Sorun yaşanılan Doğu Akdeniz havzası doğu-batı hattında 4 bin kilometre, kuzey-Güney hattında 750 kilometrelik bir alanı kapsayan bir alan. Bu havza Suriye kıyılarından başlıyor ve Sicilya adasını içine alarak Tunus’a kadar ulaşıyor.
Söz konusu bölgede önemli miktarda doğalgaz ve petrol bulunmaktadır. 2009 yılında İsrail açıklarındaki Tamas sahası, 2010 yılında aynı bölgede keşfedilen Leviathan sahası, 2012 yılında Rum Yönetiminin Münhasır Ekonomik bölgem dediği yerdeki Afrodit sahasında çok önemli miktarda doğalgaz bulunduğu tespit edilmiştir.
Bu bölgelerde tespit edilen doğalgaz miktarı, 3,5 trilyon metreküp, 1,7 milyon varil petrol rezervidir.
Yunanlılar ve Rumlar gerçeklerin üzerini entrikalarla kapatıp, bu büyük değerin üzerine konmak istemektedirler. Bilmezler ki üzerine kapanmak istedikleri maddeler yanma ve patlama ihtimali çok yüksek olan maddelerdir. Yanlış bir yaklaşım anide patlamalara ve bu patlamalarda çok geniş çevreye yayılmalarına sebep olur.
Türkiye bu histerikli grubun isteklerini bildiği için oraya görevli gemiler göndermiş ve gerekli çalışmaları yapmaktadırlar.
Bu gerçekler ışığında bu sorun unutulmamalı, içte ve dışta bütün çalışmalar yapılmalı, birliktelik sergilenerek ve tedbirli olunmalıdır. Düşman en zayıf ve kendini koruyamayacağın zaman hücum eder.

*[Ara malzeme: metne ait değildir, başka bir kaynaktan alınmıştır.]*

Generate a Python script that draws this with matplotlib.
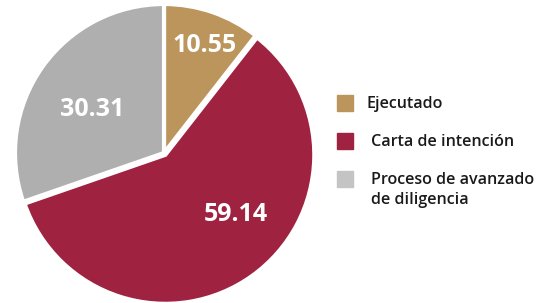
import matplotlib
matplotlib.use("Agg")
import matplotlib.pyplot as plt
from matplotlib.patches import Rectangle

# data
labels = ["Ejecutado", "Carta de intención", "Proceso de avanzado\nde diligencia"]
values = [10.55, 59.14, 30.31]
colors = ["#BC955C", "#9F2241", "#AFAFAF"]
legend_colors = ["#BC955C", "#9F2241", "#C4C4C4"]

W, H = 545, 303
fig = plt.figure(figsize=(W / 100, H / 100), dpi=100)
plt.rcParams["font.family"] = ["Open Sans", "DejaVu Sans"]

# pie axes (center ~ (164,153) px, radius ~149 px)
cx, cy, r = 164, 153, 149
ax = fig.add_axes([(cx - r) / W, (H - cy - r) / H, 2 * r / W, 2 * r / H])
wedges, _, autotexts = ax.pie(
    values,
    colors=colors,
    startangle=90,
    counterclock=False,
    explode=[0, 0.015, 0],
    autopct=lambda p: f"{p:.2f}",
    wedgeprops=dict(edgecolor="white", linewidth=3),
    textprops=dict(color="white", fontsize=18, fontweight="bold"),
)
# label placement (layout only)
label_pos = [(0.27, 0.72), (0.48, -0.41), (-0.48, 0.29)]
for t, (x, y) in zip(autotexts, label_pos):
    t.set_position((x, y))
ax.set_xlim(-1, 1)
ax.set_ylim(-1, 1)
ax.set_aspect("equal")
ax.axis("off")

# legend
sq_x = 337
sq_size = 16
row_y = [103, 141, 179]
text_x = [367, 371, 371]
for lab, c, yy, tx in zip(labels, legend_colors, row_y, text_x):
    fig.patches.append(Rectangle((sq_x / W, (H - yy - sq_size / 2) / H),
                                 sq_size / W, sq_size / H,
                                 transform=fig.transFigure, color=c))
    first, *rest = lab.split("\n")
    fig.text(tx / W, (H - yy - 1) / H, first, fontsize=11.6, color="#1a1a1a",
             fontweight="semibold", va="center", ha="left")
    for i, line in enumerate(rest, start=1):
        fig.text(tx / W, (H - yy - 1 - 20 * i) / H, line, fontsize=11.6,
                 color="#1a1a1a", fontweight="semibold", va="center", ha="left")

fig.savefig("out.png", dpi=100)
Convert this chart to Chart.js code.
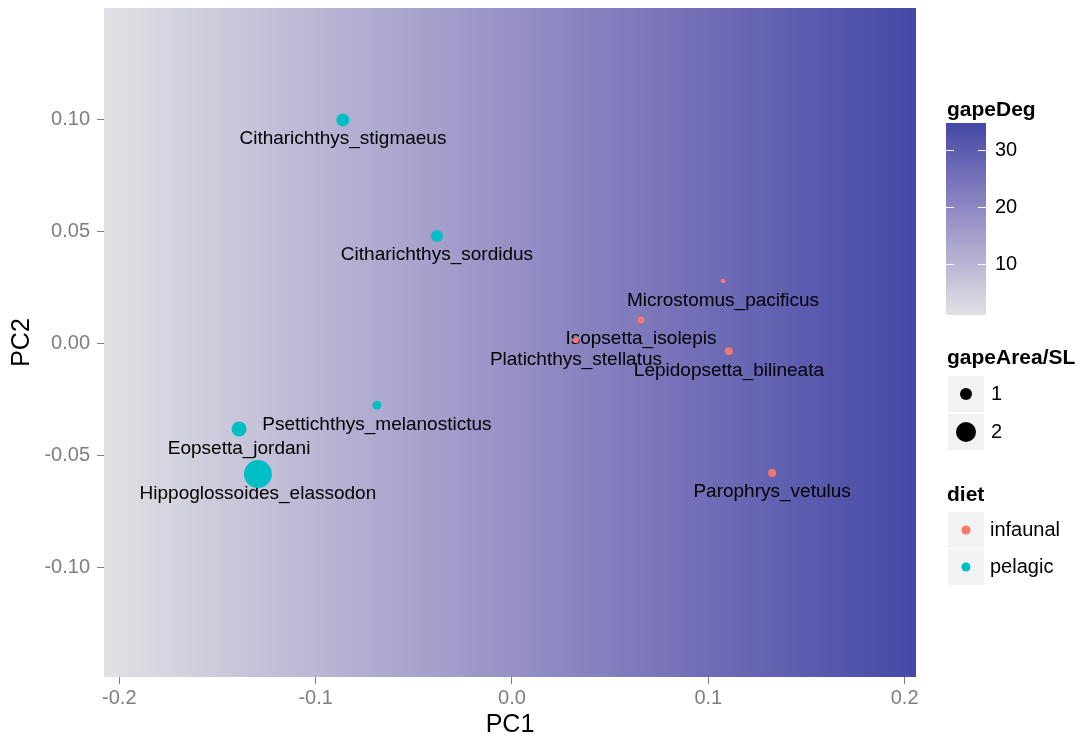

Bu doğrultuda S-400’lerin kendi inisiyatifimiz doğrultusunda kullanabilme hakkı ile alımı tamamlanmalı ve hava sahamız koruma kalkanı altına alınmalıdır. Savunma Sanayi dalında güçlendirici bütün yatırım ve atılımlar yapılmalıdır.
Ülkücülerin 1980 den önce söylediği gibi “Ne Amerika Ne Rusya Ne Çin, Her şey Türk’e göre, Türk tarafından Türk için” sözü hayata geçirilmelidir.
Türk Dünyası ile ilişkiler üst seviyeye çıkarılmalı ve komşu devletlerle olumsuz ilişkilerimiz bir yolunu bulunup normale döndürülmelidir.